Glad to see you learned something from this one. Let us know if you have any more questions.

[RonPurewal]

there's nothing wrong with making up conjectures.
in fact, if you're making up novel conjectures, that's a very good sign: it means that you're actually thinking creatively about the situation at hand, rather than just trying to memorize a bunch of stuff.

that kind of thing—'thinking on your feet', or whatever else you want to call it—is arguably the single most important aspect of a successful GMAT quant mentality.

also, it's a leadership quality. leaders innovate. followers memorize.

--

(nerd corner:
it's not a 'theorem' unless you have actually [i]proved[li] it. until then it's just a 'conjecture', which is just a smart-kid word for 'guess'.)

[RonPurewal]

what's missing here, though, is the kind of thinking that should come after 'creative' thinking... namely, critical thinking. if you come up with a new conjecture, TEST IT.
test the living heck out of it. take every different kind of case you can imagine to which your conjecture applies, and throw all of them at it. if the conjecture survives, then it's probably a valid principle.

here, your conjecture would not have stood up to simple testing (with right triangles that don't look like 45-45-90). but that's all part of the process—you'll make up a lot of things that don't actually work.

remember—proving that something doesn't work is just as significant as proving that it does!
in other words, 'X IS NOT a rule / X has exceptions' adds to your overall knowledge (and intuition) every bit as much as 'X IS a rule' does.

[tim]

Great advice, Ron.
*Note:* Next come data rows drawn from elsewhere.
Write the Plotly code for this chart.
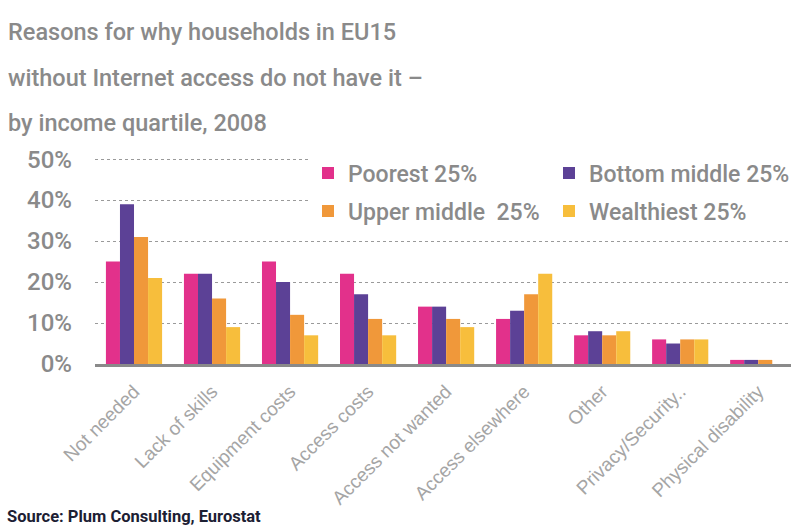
import plotly.graph_objects as go

# Reasons for lacking home Internet access, EU15 households, by income quartile (2008)
categories = [
    "Not needed", "Lack of skills", "Equipment costs", "Access costs",
    "Access not wanted", "Access elsewhere", "Other", "Privacy/Security..",
    "Physical disability",
]
poorest = [25, 22, 25, 22, 14, 11, 7, 6, 1]
bottom_middle = [39, 22, 20, 17, 14, 13, 8, 5, 1]
upper_middle = [31, 16, 12, 11, 11, 17, 7, 6, 1]
wealthiest = [21, 9, 7, 7, 9, 22, 8, 6, 0]

series_names = ["Poorest 25%", "Bottom middle 25%", "Upper middle  25%", "Wealthiest 25%"]
series_values = [poorest, bottom_middle, upper_middle, wealthiest]
series_colors = ["#E2318B", "#5C4196", "#F0983A", "#F7BE3C"]
# the legend is laid out in two rows of two entries each
series_legend = ["legend", "legend", "legend2", "legend2"]

y_tickvals = [0, 10, 20, 30, 40, 50]
y_ticktext = ["0%", "10%", "20%", "30%", "40%", "50%"]

title_lines = [
    "Reasons for why households in EU15",
    "without Internet access do not have it –",
    "by income quartile, 2008",
]
source_text = "Source: Plum Consulting, Eurostat"

FONT = "Roboto, Liberation Sans, Arial, sans-serif"
GREY = "#8A8A8A"

# plot-area geometry in pixels (y range tops out at 51%, 4.1 px per percent)
W, H = 791, 526
ML, MR, MT, MB = 95, 0, 155, 162
PW, PH = W - ML - MR, H - MT - MB


def px_x(x):
    return (x - ML) / PW


def px_y(y):
    return (H - MB - y) / PH


fig = go.Figure()
for name, vals, col, leg in zip(series_names, series_values, series_colors, series_legend):
    fig.add_trace(go.Bar(
        x=categories, y=vals, name=name, legend=leg,
        marker=dict(color=col, line=dict(width=0)),
        hoverinfo="x+y+name",
    ))

annotations = []
for i, line in enumerate(title_lines):
    annotations.append(dict(
        text=line, xref="paper", yref="paper", x=px_x(6), y=px_y(48 + 45.5 * i),
        xanchor="left", yanchor="bottom", showarrow=False,
        font=dict(family=FONT, size=23.5, color=GREY, weight=500),
    ))
annotations.append(dict(
    text="<b>" + source_text + "</b>", xref="paper", yref="paper",
    x=px_x(5), y=px_y(516), xanchor="left", yanchor="middle", showarrow=False,
    font=dict(family=FONT, size=16.5, color="#1C2033"),
))

legend_common = dict(
    orientation="h", xanchor="left", yanchor="middle",
    bgcolor="white", borderwidth=0,
    entrywidth=196, entrywidthmode="pixels",
    font=dict(family=FONT, size=23, color=GREY, weight=500),
    traceorder="normal",
)

fig.update_layout(
    width=W, height=H,
    margin=dict(l=ML, r=MR, t=MT, b=MB),
    paper_bgcolor="white", plot_bgcolor="white",
    barmode="group", bargap=0.28, bargroupgap=0,
    showlegend=True,
    legend=dict(legend_common, x=px_x(308), y=px_y(173)),
    legend2=dict(legend_common, x=px_x(308), y=px_y(211)),
    xaxis=dict(
        type="category", range=[-0.5, 8.42],
        showgrid=False, showline=True, linecolor="#8A8A8A", linewidth=3,
        ticks="", tickangle=-45, ticklabelstandoff=6,
        tickfont=dict(family="Liberation Sans, Arial, sans-serif", size=19, color="#A5A5A5"),
    ),
    yaxis=dict(
        range=[0, 51], tickvals=y_tickvals, ticktext=y_ticktext,
        showgrid=True, gridcolor="#9A9A9A", gridwidth=1, griddash="dot",
        zeroline=False, showline=False, ticks="", ticklabelstandoff=22,
        tickfont=dict(family=FONT, size=24, color=GREY, weight=500),
    ),
    annotations=annotations,
)

fig.write_html("out.html")
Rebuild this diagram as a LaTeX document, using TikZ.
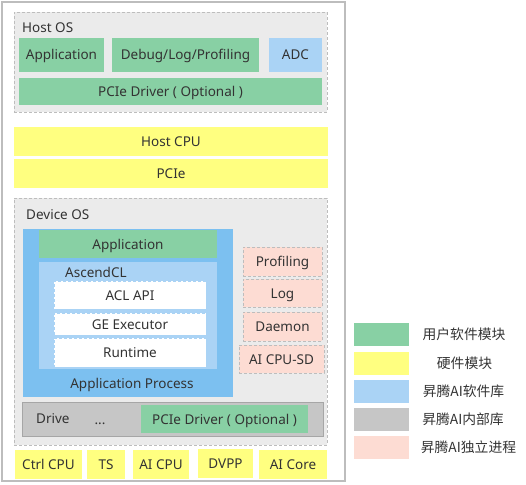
\documentclass[tikz,border=0pt]{standalone}
\usepackage{fontspec}
\setmainfont{Noto Sans}
\newfontfamily\cjk{Noto Sans CJK SC}
\usepackage{xcolor}
\usetikzlibrary{backgrounds, positioning}
\pgfdeclarelayer{boxlayer}
\pgfdeclarelayer{textlayer}
\pgfsetlayers{boxlayer,main,textlayer}

\definecolor{usergreen}{HTML}{88D0A4}
\definecolor{hwyellow}{HTML}{FFFF80}
\definecolor{libblue}{HTML}{AAD3F5}
\definecolor{procblue}{HTML}{7CC0F0}
\definecolor{osgray}{HTML}{EBEBEB}
\definecolor{drvgray}{HTML}{C6C6C6}
\definecolor{sdpink}{HTML}{FDDCD3}
\definecolor{edgegray}{HTML}{BDBDBD}
\definecolor{txt}{HTML}{333333}

\tikzset{
	blk/.style={rectangle, inner sep=0pt, text=txt, text height=11pt, text depth=1pt, font=\fontsize{13.5}{15}\selectfont},
	osbox/.style={blk, fill=osgray, draw=edgegray, dash pattern=on 3pt off 2pt},
	userbox/.style={blk, fill=usergreen},
	hwbox/.style={blk, fill=hwyellow},
	libbox/.style={blk, fill=libblue},
	apibox/.style={blk, fill=white, draw=libblue, dash pattern=on 3pt off 2pt},
	sdbox/.style={blk, fill=sdpink, draw=edgegray, dash pattern=on 3pt off 2pt},
	swatch/.style={rectangle, inner sep=0pt, minimum width=56pt, minimum height=24pt, draw=white},
	legendtext/.style={text=txt, font=\cjk\fontsize{13.8}{15}\selectfont}
}

\begin{document}
\begin{tikzpicture}[x=1pt, y=-1pt]
	\useasboundingbox (0, 0) rectangle (526, 484);
	\begin{pgfonlayer}{boxlayer}
		\node [rectangle, draw=edgegray, line width=1.2pt, minimum width=343pt, minimum height=479pt] (0) at (173.5, 241.5) {};
		\node [style=osbox, minimum width=313pt, minimum height=100pt] (1) at (170.5, 62) {};
		\node [style=osbox, minimum width=313pt, minimum height=247pt] (2) at (170.5, 321.5) {};
		\node [blk, fill=procblue, minimum width=210pt, minimum height=168pt] (3) at (128, 313) {};
		\node [style=libbox, minimum width=178pt, minimum height=107pt] (4) at (128, 315.5) {};
		\node [blk, fill=drvgray, draw=gray!70, minimum width=301pt, minimum height=34pt] (5) at (172.5, 419) {};
	\end{pgfonlayer}
	\begin{pgfonlayer}{textlayer}
		% host side
		\node [blk, anchor=west] (6) at (22, 28) {Host OS};
		\node [style=userbox, minimum width=85pt, minimum height=34pt] (7) at (61.5, 55) {Application};
		\node [style=userbox, minimum width=147pt, minimum height=34pt] (8) at (185.5, 55) {Debug/Log/Profiling};
		\node [style=libbox, minimum width=53pt, minimum height=34pt] (9) at (295.5, 55) {ADC};
		\node [style=userbox, minimum width=303pt, minimum height=27pt] (10) at (170.5, 91.5) {PCIe Driver ( Optional )};
		\node [style=hwbox, minimum width=314pt, minimum height=29pt] (11) at (171, 141.5) {Host CPU};
		\node [style=hwbox, minimum width=314pt, minimum height=29pt] (12) at (171, 173.5) {PCIe};
		% device side
		\node [blk, anchor=west] (13) at (26, 214) {Device OS};
		\node [style=userbox, minimum width=178pt, minimum height=28pt] (14) at (128, 244) {Application};
		\node [blk, anchor=west] (15) at (65, 272) {AscendCL};
		\node [style=apibox, minimum width=152pt, minimum height=28pt] (16) at (130, 295) {ACL API};
		\node [style=apibox, minimum width=152pt, minimum height=22pt] (17) at (130, 324) {GE Executor};
		\node [style=apibox, minimum width=152pt, minimum height=29pt] (18) at (130, 352.5) {Runtime};
		\node [blk] (19) at (132, 383) {Application Process};
		\node [style=sdbox, minimum width=79pt, minimum height=29pt] (20) at (282.5, 261.5) {Profiling};
		\node [style=sdbox, minimum width=79pt, minimum height=28pt] (21) at (282.5, 293) {Log};
		\node [style=sdbox, minimum width=79pt, minimum height=29pt] (22) at (282.5, 326.5) {Daemon};
		\node [style=sdbox, minimum width=85pt, minimum height=28pt] (23) at (281.5, 359) {AI CPU-SD};
		\node [blk, anchor=west] (24) at (36, 418) {Drive};
		\node [blk] (25) at (100, 419) {...};
		\node [style=userbox, minimum width=167pt, minimum height=28pt] (26) at (224.5, 419) {PCIe Driver ( Optional )};
		% hardware row
		\node [style=hwbox, minimum width=67pt, minimum height=29pt] (27) at (48.5, 464.5) {Ctrl CPU};
		\node [style=hwbox, minimum width=38pt, minimum height=29pt] (28) at (106, 464.5) {TS};
		\node [style=hwbox, minimum width=56pt, minimum height=29pt] (29) at (161, 464.5) {AI CPU};
		\node [style=hwbox, minimum width=55pt, minimum height=29pt] (30) at (225.5, 463.5) {DVPP};
		\node [style=hwbox, minimum width=68pt, minimum height=29pt] (31) at (293, 464.5) {AI Core};
		% legend
		\node [style=swatch, fill=usergreen] (32) at (381, 334) {};
		\node [style=swatch, fill=hwyellow] (33) at (381, 363) {};
		\node [style=swatch, fill=libblue] (34) at (381, 391) {};
		\node [style=swatch, fill=drvgray] (35) at (381, 419.5) {};
		\node [style=swatch, fill=sdpink] (36) at (381, 447.5) {};
		\node [style=legendtext] (37) at (464, 334) {用户软件模块};
		\node [style=legendtext] (38) at (464.5, 363) {硬件模块};
		\node [style=legendtext] (39) at (463.5, 391) {昇腾AI软件库};
		\node [style=legendtext] (40) at (463, 419.5) {昇腾AI内部库};
		\node [style=legendtext] (41) at (468.5, 447.5) {昇腾AI独立进程};
	\end{pgfonlayer}
\end{tikzpicture}
\end{document}
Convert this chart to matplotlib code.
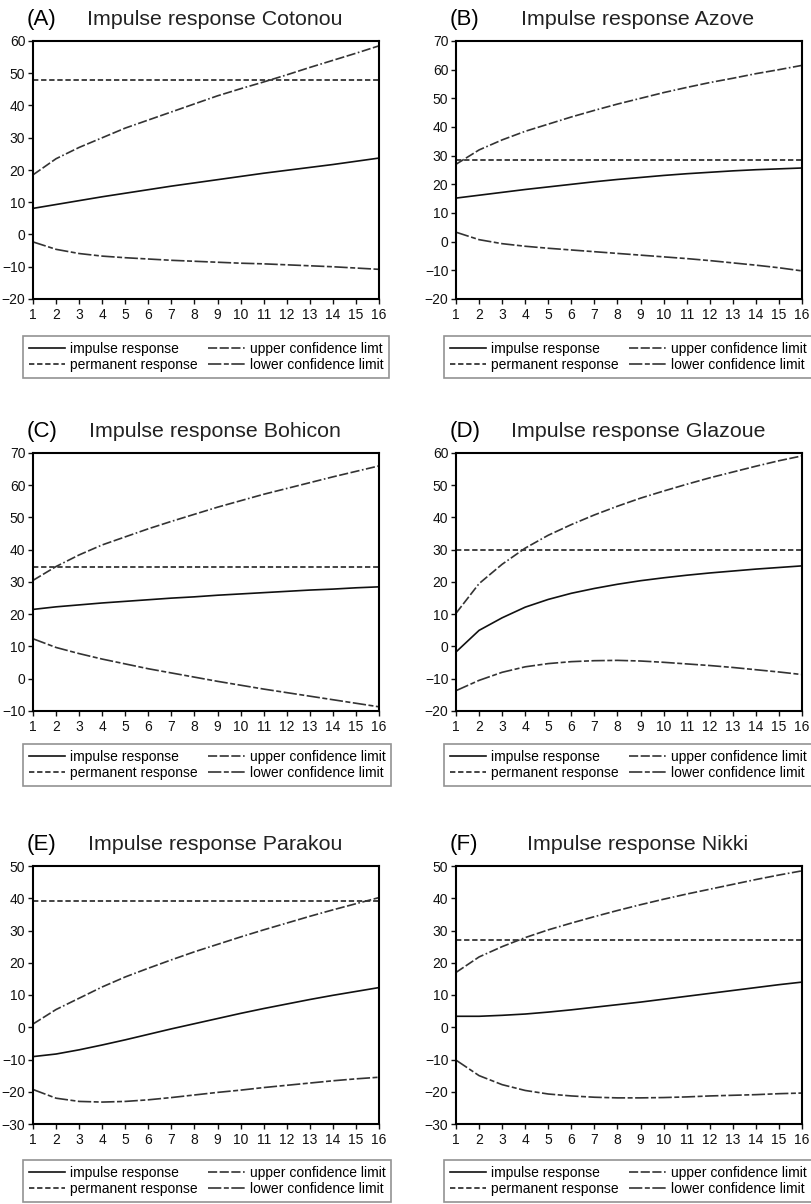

Probably more important than anything we could ever teach about the GMAT proper. I wish more of our students would take the time to listen to us when we tell them how much damage they're doing to their GMAT chances (and future careers) when they try to reduce common sense, creativity, and insight down to something they must memorize.

[RonPurewal]

the origin of that issue ^^ is that people are (VERY mistakenly) associating the GMAT exam with 'school tests', on which memorization is, in fact, useful.

the mistake lies in thinking that the GMAT will work like 'school tests'.
the reality is EXACTLY the opposite: THE ONLY REASON THE GMAT EVEN EXISTS is to be COMPLETELY DIFFERENT from 'school tests'.

everyone taking this exam has at least 16 years of school transcripts. therefore, if the GMAT required the same skill set as school tests, it would add no extra value, and would thus have no reason to exist.